** Begin DATA **

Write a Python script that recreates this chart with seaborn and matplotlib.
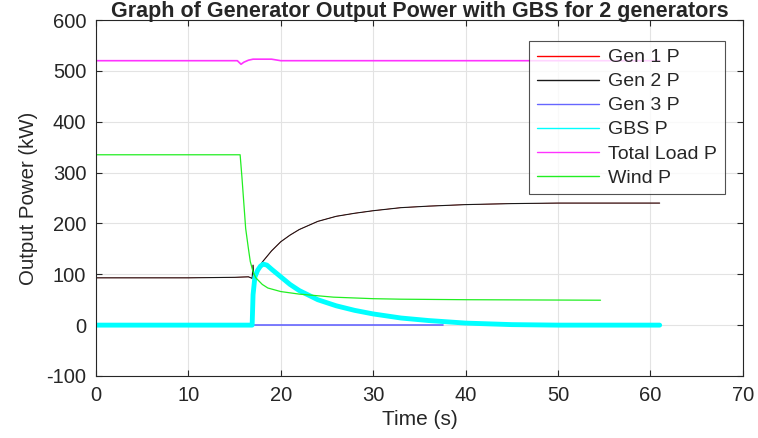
import numpy as np
import pandas as pd
import matplotlib
matplotlib.use("Agg")
import matplotlib.pyplot as plt
import seaborn as sns

# values
t_gen = [0, 5, 10, 15, 16.5, 16.9, 17.0, 17.1, 17.3, 17.6, 18, 19, 20, 21, 22, 24, 26, 28, 30, 33, 36, 40, 45, 50, 55, 61]
gen2_p = [93, 93, 93, 94, 95, 92, 118, 86, 100, 110, 124, 146, 164, 177, 188, 204, 214, 220, 225, 231, 234, 237, 239, 240, 240, 240]
gen1_p = list(gen2_p)  # hidden under Gen 2

t_gen3 = [0, 37.5]
gen3_p = [0, 0]

t_gbs = [0, 16.9, 17.0, 17.2, 17.5, 17.8, 18.1, 18.5, 19, 20, 21, 22, 24, 26, 28, 30, 33, 36, 40, 45, 50, 61]
gbs_p = [0, 0, 60, 95, 108, 116, 120, 118, 110, 95, 80, 68, 50, 38, 29, 22, 14, 9, 4, 1, 0, 0]

t_load = [0, 15.3, 15.7, 16.0, 16.5, 17, 19, 20, 61]
load_p = [520, 520, 513, 517, 521, 523, 523, 520, 520]

t_wind = [0, 15.6, 15.8, 16.0, 16.2, 16.5, 16.7, 17.0, 17.3, 18, 18.6, 20, 22, 25.7, 30, 33, 40, 54.6]
wind_p = [335, 335, 290, 240, 190, 150, 125, 105, 93, 80, 73, 66, 61, 55, 52, 51, 50, 49]

sns.set_style("white")
plt.rcParams['font.family'] = ['Liberation Sans', 'DejaVu Sans']
plt.rcParams['axes.unicode_minus'] = False

fig = plt.figure(figsize=(7.58, 4.38), dpi=100)
ax = fig.add_axes([0.1266, 0.1416, 0.8534, 0.8127])

sns.lineplot(x=t_gen, y=gen1_p, color='#ff0000', lw=0.4, label='Gen 1 P', ax=ax)
sns.lineplot(x=t_gen, y=gen2_p, color='#1a1a1a', lw=0.8, label='Gen 2 P', ax=ax)
sns.lineplot(x=t_gen3, y=gen3_p, color='#6666ff', lw=1.2, label='Gen 3 P', ax=ax)
sns.lineplot(x=t_gbs, y=gbs_p, color='#00ffff', lw=3.5, label='GBS P', ax=ax)
sns.lineplot(x=t_load, y=load_p, color='#ff33ff', lw=1.2, label='Total Load P', ax=ax)
sns.lineplot(x=t_wind, y=wind_p, color='#22ee22', lw=0.9, label='Wind P', ax=ax)

ax.set_xlim(0, 70)
ax.set_ylim(-100, 600)
ax.set_xticks(range(0, 71, 10))
ax.set_yticks(range(-100, 601, 100))
ax.grid(True, color='#e3e3e3', lw=0.8)
ax.set_axisbelow(True)
for s in ax.spines.values():
    s.set_color('#262626')
    s.set_linewidth(0.8)
ax.tick_params(direction='in', length=4, width=0.8, labelsize=14.5, colors='#262626',
               top=True, right=True, left=True, bottom=True, pad=7)
for lab in ax.get_xticklabels() + ax.get_yticklabels():
    lab.set_color('#262626')

ax.set_xlabel('Time (s)', fontsize=15, color='#262626', labelpad=4)
ax.set_ylabel('Output Power (kW)', fontsize=14.7, color='#262626', labelpad=6)
# title sits right at the top edge, as in the reference
ax.set_title('Graph of Generator Output Power with GBS for 2 generators',
             fontsize=15.5, fontweight='bold', pad=2.5)

leg = ax.legend(loc='upper right', bbox_to_anchor=(0.972, 0.941), fontsize=14,
                handlelength=3.2, frameon=True, fancybox=False, borderpad=0.4,
                labelspacing=0.33, handletextpad=0.45, borderaxespad=0)
leg.get_frame().set_edgecolor('#262626')
leg.get_frame().set_linewidth(0.8)
for h in leg.get_lines():
    h.set_linewidth(1.0)

fig.savefig('out.png', dpi=100)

** End DATA **

WHAT IS EXPECTED:
Without the pictures, return the listing above from its first line through the line that has "import seaborn as sns".

EXERCISE SOLUTION:
Write a Python script that recreates this chart with seaborn and matplotlib.
import numpy as np
import pandas as pd
import matplotlib
matplotlib.use("Agg")
import matplotlib.pyplot as plt
import seaborn as sns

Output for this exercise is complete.